*WHAT THE TASK ASKS*:
Images are excluded; otherwise, output every record exactly.

## START DATA SUPPLIED

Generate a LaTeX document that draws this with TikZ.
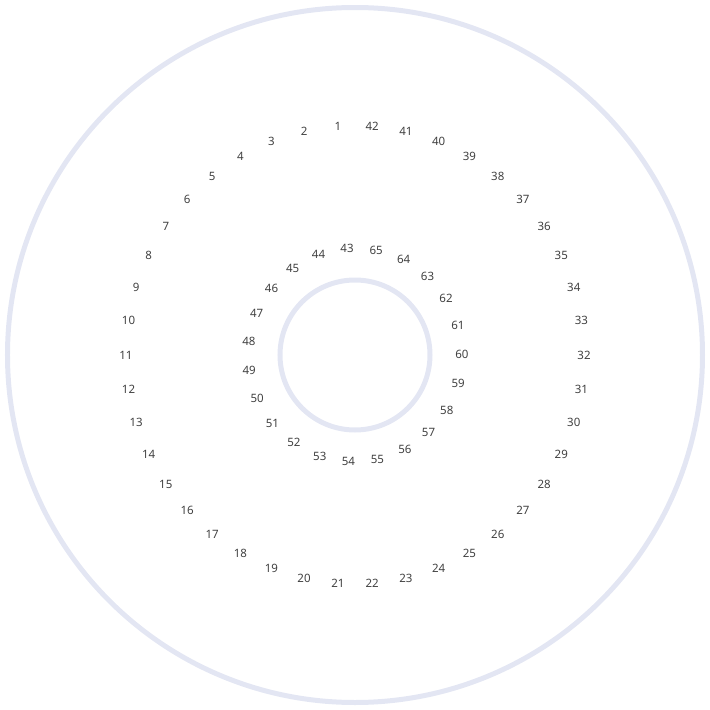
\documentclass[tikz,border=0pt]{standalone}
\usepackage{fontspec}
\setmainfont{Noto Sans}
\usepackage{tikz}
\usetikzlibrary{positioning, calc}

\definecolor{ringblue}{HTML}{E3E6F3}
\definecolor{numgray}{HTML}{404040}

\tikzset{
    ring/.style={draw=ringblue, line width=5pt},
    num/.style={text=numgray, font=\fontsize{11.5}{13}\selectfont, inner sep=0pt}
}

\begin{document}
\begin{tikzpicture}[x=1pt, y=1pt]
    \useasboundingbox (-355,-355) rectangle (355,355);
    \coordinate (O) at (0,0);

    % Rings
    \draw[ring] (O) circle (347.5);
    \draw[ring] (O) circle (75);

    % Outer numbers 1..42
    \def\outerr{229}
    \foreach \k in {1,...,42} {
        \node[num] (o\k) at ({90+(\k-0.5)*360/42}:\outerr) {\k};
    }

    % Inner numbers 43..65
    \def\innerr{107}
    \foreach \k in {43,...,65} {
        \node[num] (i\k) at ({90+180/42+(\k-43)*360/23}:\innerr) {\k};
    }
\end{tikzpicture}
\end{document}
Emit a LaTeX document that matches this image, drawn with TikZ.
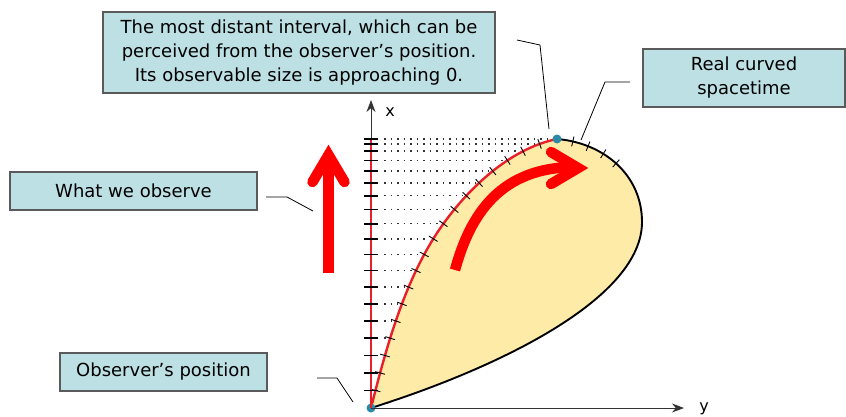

## END DATA SUPPLIED

*FULL SOLUTION*:
Generate a LaTeX document that draws this with TikZ.
\documentclass[tikz,border=0pt]{standalone}
\usepackage{fontspec}
\setmainfont{Noto Sans}
\usepackage{tikz}
\usetikzlibrary{positioning, calc}

\definecolor{ringblue}{HTML}{E3E6F3}
\definecolor{numgray}{HTML}{404040}

\tikzset{
    ring/.style={draw=ringblue, line width=5pt},
    num/.style={text=numgray, font=\fontsize{11.5}{13}\selectfont, inner sep=0pt}
}

\begin{document}
\begin{tikzpicture}[x=1pt, y=1pt]
    \useasboundingbox (-355,-355) rectangle (355,355);
    \coordinate (O) at (0,0);

    % Rings
    \draw[ring] (O) circle (347.5);
    \draw[ring] (O) circle (75);

    % Outer numbers 1..42
    \def\outerr{229}
    \foreach \k in {1,...,42} {
        \node[num] (o\k) at ({90+(\k-0.5)*360/42}:\outerr) {\k};
    }

    % Inner numbers 43..65
    \def\innerr{107}
    \foreach \k in {43,...,65} {
        \node[num] (i\k) at ({90+180/42+(\k-43)*360/23}:\innerr) {\k};
    }
\end{tikzpicture}
\end{document}
Emit a LaTeX document that matches this image, drawn with TikZ.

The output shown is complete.